The authors then match technical solutions to an organisation's objectives: namely, listening, talking energizing, supporting and embracing their customers. Part 2 of the book is dedicated to stepping through each of these objectives providing worked through examples of how organisations have succeeded in each of these domains. As you might imagine, adopting the appropriate technique for your particular audience is absolutely key.
If you are interested in Innovation, chapters 8 and 9 have some useful insights on the role customers can play in the innovation process.
In a area that is frequently over-hyped, this book provides significant insight and examples that reinforce what following a successful strategy can do for you and your company. If you are about to embark on your first venture into this space, I would strongly suggest that you read this book first. Highly recommended.

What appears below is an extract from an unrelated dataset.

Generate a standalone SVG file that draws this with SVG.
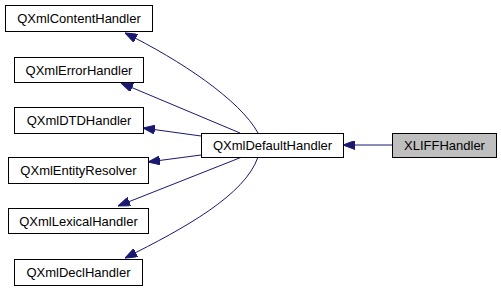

The writing style is clear, accessible and no-nonsense. I won't win any literary prises, but for this sort of book you wouldn't want anything else. One minor niggle was the formula used as the beginning of many chapters: "Fred is a (whatever) and here's his story..." - it grated a bit by the sixth or seventh time they used this device.
But that aside I can't fault it. It helps clarify one's thinking about what the social media groundswell is, and how to recognise its various manifestations, and it then goes on to give so0lid, practical suggestions for how you can adapt to and adopt the groundswell positively in your organisation.
As a companion to this I'd also recommend "Here Comes Everybody" by Clay Shirky.